Mainstream financial analyst types tend to shy away from talking about peak oil – even when they are talking up a looming supply crunch, this is usually attributed to the short- to mid-term under-investment problem. So a presentation by Iain Reid, a senior oil analyst at Macquarie Bank, stirred much excitement when some details were published this week.

Under a slide titled ‘Not your average peak oil theory’, he writes that there is no shortage of oil reserves, but problems of access, technology and risk. Meanwhile, there are three mini-trends: resource nationalism; new oil supplies being technologically challenging; and much of the easy oil in politically difficult regions.

Here’s the most alarming graph:

macquarie_1

Reid’s presentation starts out with what will be familiar to anyone watching oil: demand right now is way down and a prolonged recession could see it stay that way for some time. Non-Opec oil supply has peaked, he says, and Opec ‘cannot do much more (although Saudi Arabia faces choices)’. Meanwhile, the demand recovery depends on the bigger economic picture, which he says “is more resilient than one might think”, and poised to rebound as the recession ends.

macquarie_2

The heading says it all really, but here are a few key points about the slide:

1. Capacity peaks this year at 89.6m barrels/day

2. Supply peaks in 2014 at 89.1m barrels/day

3. Spare capacity starts ends after 2013

There are plenty of people who will point to a supply crunch in the next few years, but while Reid’s presentation mentions this problem, he doesn’t seem to stress it as the key cause.
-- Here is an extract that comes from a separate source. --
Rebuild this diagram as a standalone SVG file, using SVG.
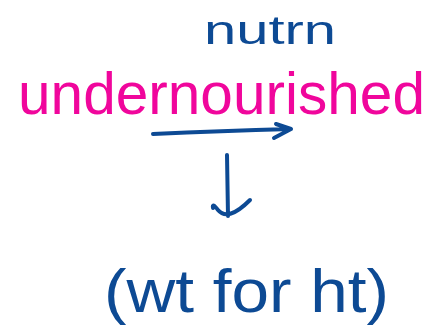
<svg xmlns="http://www.w3.org/2000/svg" width="439" height="334" viewBox="0 0 439 334">
<style>
.blue{fill:#0d4a94;font-family:"Liberation Sans",sans-serif}
.pink{fill:#f0069c;font-family:"Liberation Sans",sans-serif}
.ln{fill:none;stroke:#0d4a94;stroke-width:4;stroke-linecap:round;stroke-linejoin:round}
</style>
<rect width="439" height="334" fill="#ffffff"/>
<g id="nutrn"><text class="blue" x="204" y="44" font-size="40" textLength="132" lengthAdjust="spacingAndGlyphs">nutrn</text></g>
<g id="undernourished"><text class="pink" x="18" y="114" font-size="60" textLength="407" lengthAdjust="spacingAndGlyphs">undernourished</text></g>
<g id="wtforht"><text class="blue" x="104" y="312" font-size="62" textLength="285" lengthAdjust="spacingAndGlyphs">(wt for ht)</text></g>
<g id="connectors">
<path class="ln" d="M153,134 Q220,131 291,129 M276,124 L291,129 L274,138"/>
<path class="ln" d="M227,155 L228,216 M213,208 Q212,202 218,210 Q228,222 250,200"/>
</g>
</svg>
Secondly, he makes no mention of another favoured argument against peak oil crisis: that markets will tend to respond.

Before we all panic, two more points worth noting:

– Reid’s price forecasts are fairly low, at $71 for WTI contracts in 2010 and $84 in 2012. Compare this to Goldman Sachs’ $95 for 2010, or Morgan Stanley’s $105 for 2012.

– He writes that this scarcity ‘is not necessarily going to last’, and points to the ‘wildcards’ of technology and policy – two often-forgotten points.